In better news, three more grain ships departed from Ukrainian ports on Friday carrying thousands of tons of corn. The Associated Press reported that the ships sailed through supposedly mined waters toward inspection sites, and upon approval for passage, will then travel to Ireland, the United Kingdom, and Turkey on the heels of Sierra Leone-flagged ship Razoni. However, many of the transport ships currently full of additional grain harvested in “the world’s breadbasket” remain held in Ukrainian ports.

As part of Canada and NATO’s Operation Reassurance, multiple CF-18 Hornets from Canada’s 425 Tactical Fighter Squadron arrived at the Mihail Kogalniceanu Airbase in Romania beginning July 26. According to a NATO press release, the Canadian Air Force fighter jets will carry out the air policing mission to secure Eastern European airspaces alongside the Romanian Air Force for the next four months.

“Six Royal Canadian Air Force’s CF-188 fighters and personnel from Canada’s Armed Force Air Task Force-Romania (ATF-R) deployed to Romania in early August 2022,” read the NATO press release. “This is the seventh time that Canada has deployed an ATF to Romania on Operation Reassurance since 2014.”

The overall purpose of the deployment is largely similar to the U.S. Air Force’s recent and unprecedented F-22 Raptor arrival in Lask, Poland. The Raptors will be carrying out similar air-shielding operations to deter any possible Russian aggression in the airspace along NATO’s eastern border. You can read more about that here.
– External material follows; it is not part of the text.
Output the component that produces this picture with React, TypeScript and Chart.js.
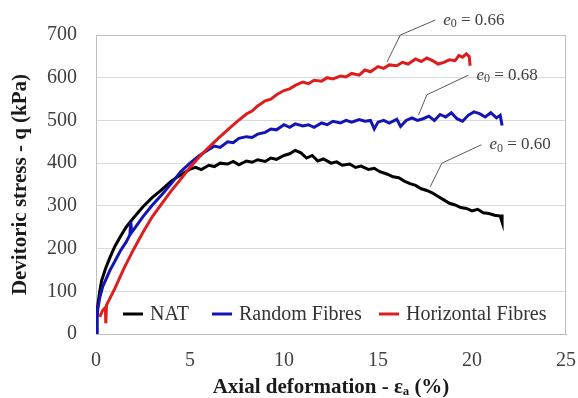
import React, { useEffect, useRef } from "react";
import { Chart, registerables } from "chart.js";

Chart.register(...registerables);

// ---- data ----
const xTickValues = [0, 5, 10, 15, 20, 25];
const yTickValues = [0, 100, 200, 300, 400, 500, 600, 700];

const seriesNames = ["NAT", "Random Fibres", "Horizontal Fibres"];
const seriesColors = ["#000000", "#1414b4", "#dc1e1e"];

const natStrain = [0, 0.05, 0.1, 0.2, 0.3, 0.5, 0.75, 1.0, 1.3, 1.6, 2.0, 2.5, 3.0, 3.5, 4.0, 4.5, 5.0, 5.3, 5.6, 6.0, 6.3, 6.6, 7.0, 7.3, 7.6, 8.0, 8.3, 8.6, 9.0, 9.3, 9.6, 10.0, 10.3, 10.6, 10.9, 11.2, 11.5, 11.8, 12.1, 12.5, 12.8, 13.1, 13.5, 13.8, 14.1, 14.5, 14.8, 15.1, 15.5, 15.8, 16.1, 16.4, 16.7, 17.0, 17.3, 17.6, 17.9, 18.2, 18.5, 18.8, 19.1, 19.4, 19.7, 20.0, 20.3, 20.6, 20.9, 21.2, 21.5, 21.6, 21.6];
const natStress = [0, 40, 70, 100, 125, 152, 180, 205, 228, 250, 272, 298, 320, 338, 358, 372, 386, 390, 385, 395, 392, 400, 398, 404, 396, 405, 402, 408, 404, 412, 409, 418, 422, 430, 424, 412, 418, 405, 410, 400, 403, 395, 398, 390, 393, 385, 388, 380, 374, 368, 366, 358, 352, 348, 340, 336, 330, 322, 314, 306, 302, 296, 294, 288, 292, 284, 282, 278, 276, 262, 280];

const randomStrain = [0, 0.05, 0.1, 0.2, 0.35, 0.5, 0.75, 1.0, 1.3, 1.6, 1.8, 1.85, 1.9, 2.1, 2.5, 3.0, 3.5, 4.0, 4.5, 5.0, 5.5, 6.0, 6.3, 6.6, 7.0, 7.3, 7.6, 8.0, 8.3, 8.6, 9.0, 9.3, 9.6, 10.0, 10.3, 10.6, 11.0, 11.3, 11.6, 12.0, 12.3, 12.6, 13.0, 13.3, 13.6, 14.0, 14.3, 14.6, 14.8, 15.0, 15.3, 15.6, 16.0, 16.2, 16.5, 16.8, 17.1, 17.4, 17.7, 18.0, 18.3, 18.6, 18.9, 19.2, 19.5, 19.8, 20.1, 20.4, 20.7, 21.0, 21.3, 21.5, 21.6];
const randomStress = [0, 35, 60, 85, 110, 125, 150, 170, 195, 215, 232, 262, 238, 250, 275, 302, 326, 352, 380, 400, 418, 432, 440, 437, 450, 448, 458, 462, 460, 468, 472, 480, 478, 490, 484, 492, 487, 490, 484, 494, 490, 498, 494, 500, 496, 502, 498, 500, 480, 496, 500, 494, 503, 486, 500, 506, 500, 504, 510, 500, 514, 508, 518, 504, 498, 512, 520, 516, 508, 518, 506, 512, 488];

const horizStrain = [0.2, 0.35, 0.5, 0.52, 0.56, 0.7, 1.0, 1.5, 2.0, 2.5, 3.0, 3.5, 4.0, 4.5, 5.0, 5.5, 6.0, 6.5, 7.0, 7.5, 8.0, 8.3, 8.6, 9.0, 9.3, 9.6, 10.0, 10.3, 10.6, 11.0, 11.3, 11.6, 12.0, 12.3, 12.6, 13.0, 13.3, 13.6, 14.0, 14.3, 14.6, 15.0, 15.3, 15.6, 16.0, 16.3, 16.6, 17.0, 17.3, 17.6, 17.9, 18.2, 18.5, 18.8, 19.1, 19.3, 19.5, 19.7, 19.85, 19.9];
const horizStress = [40, 55, 62, 25, 68, 80, 106, 155, 198, 238, 275, 305, 335, 362, 390, 415, 437, 458, 478, 497, 515, 522, 534, 546, 550, 560, 570, 574, 582, 590, 586, 594, 592, 600, 597, 604, 602, 610, 606, 618, 614, 626, 622, 630, 628, 636, 632, 644, 638, 646, 640, 632, 636, 642, 640, 652, 648, 656, 650, 628];

// annotation labels (e0 values) and their leader lines in data units
const annLabels = ["0.66", "0.68", "0.60"];
const annLeaderX = [[15.48, 16.19, 18.04], [17.16, 17.6, 19.81], [17.78, 18.4, 20.5]];
const annLeaderY = [[637, 700, 735], [513, 560, 606], [345, 400, 443]];

const SERIF = "'Liberation Serif', 'Times New Roman', serif";

function toPoints(xs: number[], ys: number[]) {
  return xs.map((x, i) => ({ x, y: ys[i] }));
}

const framePlugin = {
  id: "frame",
  beforeDatasetsDraw(chart: any) {
    const { ctx, chartArea } = chart;
    ctx.save();
    ctx.strokeStyle = "#bfbfbf";
    ctx.lineWidth = 1;
    ctx.strokeRect(chartArea.left + 0.5, chartArea.top + 0.5, chartArea.right - chartArea.left - 1, chartArea.bottom - chartArea.top);
    ctx.restore();
  },
};

const overlayPlugin = {
  id: "overlay",
  afterDraw(chart: any) {
    const { ctx, scales } = chart;
    const xs = scales.x;
    const ys = scales.y;
    ctx.save();
    // legend inside plot
    const legendY = 314;
    const starts = [123, 212, 379];
    ctx.font = `20px ${SERIF}`;
    ctx.textBaseline = "middle";
    ctx.textAlign = "left";
    seriesNames.forEach((name, i) => {
      ctx.strokeStyle = seriesColors[i];
      ctx.lineWidth = 3;
      ctx.beginPath();
      ctx.moveTo(starts[i], legendY);
      ctx.lineTo(starts[i] + 20, legendY);
      ctx.stroke();
      ctx.fillStyle = "#333333";
      ctx.fillText(name, starts[i] + 27, legendY + 1);
    });
    // annotations
    annLabels.forEach((lab, i) => {
      const px = annLeaderX[i].map((v) => xs.getPixelForValue(v));
      const py = annLeaderY[i].map((v) => ys.getPixelForValue(v));
      ctx.strokeStyle = "#595959";
      ctx.lineWidth = 1;
      ctx.beginPath();
      ctx.moveTo(px[0], py[0]);
      ctx.lineTo(px[1], py[1]);
      ctx.lineTo(px[2], py[2]);
      ctx.stroke();
      let tx = px[2] + 8;
      const ty = py[2];
      ctx.fillStyle = "#404040";
      ctx.textBaseline = "middle";
      ctx.font = `italic 17px ${SERIF}`;
      ctx.fillText("e", tx, ty);
      tx += ctx.measureText("e").width;
      ctx.font = `12px ${SERIF}`;
      ctx.fillText("0", tx, ty + 4);
      tx += ctx.measureText("0").width;
      ctx.font = `17px ${SERIF}`;
      ctx.fillText(" = " + lab, tx, ty);
    });
    ctx.restore();
  },
};

export default function App() {
  const canvasRef = useRef<HTMLCanvasElement | null>(null);

  useEffect(() => {
    if (!canvasRef.current) return;
    const datasets = [
      toPoints(natStrain, natStress),
      toPoints(randomStrain, randomStress),
      toPoints(horizStrain, horizStress),
    ].map((data, i) => ({
      label: seriesNames[i],
      data,
      borderColor: seriesColors[i],
      backgroundColor: seriesColors[i],
      borderWidth: 3,
      pointRadius: 0,
      tension: 0,
      showLine: true,
      fill: false,
    }));
    const chart = new Chart(canvasRef.current, {
      type: "scatter",
      data: { datasets: [datasets[2], datasets[1], datasets[0]] },
      options: {
        animation: false,
        responsive: true,
        maintainAspectRatio: false,
        layout: { padding: { top: 35, right: 12, left: 0, bottom: 0 } },
        plugins: { legend: { display: false }, tooltip: { enabled: false } },
        scales: {
          x: {
            type: "linear",
            min: 0,
            max: 25,
            afterBuildTicks: (s: any) => { s.ticks = xTickValues.map((v) => ({ value: v })); },
            afterFit: (s: any) => { s.height = 64; s.paddingLeft = 0; s.paddingRight = 0; },
            grid: { display: false, drawTicks: false },
            border: { display: true, color: "#bfbfbf" },
            ticks: { padding: 15, color: "#404040", font: { family: SERIF, size: 20 } },
            title: {
              display: true,
              text: "Axial deformation - εₐ (%)",
              color: "#1a1a1a",
              font: { family: SERIF, size: 21, weight: "bold", lineHeight: 1 },
              padding: { top: 0, bottom: 0 },
            },
          },
          y: {
            type: "linear",
            min: 0,
            max: 700,
            afterBuildTicks: (s: any) => { s.ticks = yTickValues.map((v) => ({ value: v })); },
            afterFit: (s: any) => { s.width = 96; s.paddingTop = 0; s.paddingBottom = 0; },
            grid: { color: "#d9d9d9", drawTicks: false },
            border: { display: true, color: "#bfbfbf" },
            ticks: { padding: 19, color: "#404040", font: { family: SERIF, size: 20 } },
            title: {
              display: true,
              text: "Devitoric stress - q (kPa)",
              color: "#1a1a1a",
              font: { family: SERIF, size: 21, weight: "bold", lineHeight: 1 },
              padding: { top: 10, bottom: 0 },
            },
          },
        },
      },
      plugins: [framePlugin, overlayPlugin],
    });
    return () => chart.destroy();
  }, []);

  return (
    <div style={{ position: "absolute", left: 0, top: 0, width: 578, height: 398, background: "#fff" }}>
      <canvas ref={canvasRef} />
    </div>
  );
}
The Institute for the Study of War’s (ISW) daily conflict assessment has highlighted a number of areas where Ukrainian forces seem to be gaining ground. For example, ISW reports that the Ukrainian Armed Forces are “likely seizing the strategic initiative and forcing Russia to reallocate forces and reprioritize efforts in response to Ukrainian counteroffensive operations.”

One of the more prominent counteroffensives is purportedly taking place near the city of Kherson. Ukrainian forces are seemingly launching a revitalized effort to take back the region from Russian occupiers, and such claims are only further evidenced by additional ISW reports that Ukrainian forces have allegedly struck two Russian strongholds northwest of Kherson city.

Russian ammunition depots, train stations, and bridges continue to suffer strikes launched by Ukrainian forces, as well. These attacks come amid multiple attempts made by Russian forces to maintain control over occupied territory and continue their advancements, however, ISW notes that many of these efforts have remained just that — attempts. The institute explains that Russians tried to advance northwest of Izyum, but were instead met with a series of localized counterattacks launched by Ukrainian forces to regain positions in various settlements.

After at least two Russian ships were seen smoking off the coast of Crimea yesterday, leading many to suggest that they had been struck by Ukranian missiles, recent reports dictate that the Russian warship of the Vasiliy Bykov class entered Sevastopol bay with her stern’s paint damaged by fire. However, the crux of the incident is still unclear and the ship clearly remains well intact.

Speaking of Russian warships, the country’s navy has seemingly adopted quite an eye-catching and, in some cases, ominous aesthetic. The Russian ‘Z’ is prominently displayed, this time in lights. It is likely that the decorations were part of Russia’s Navy Day parade on July 31. 

We will continue to update this post until we state otherwise.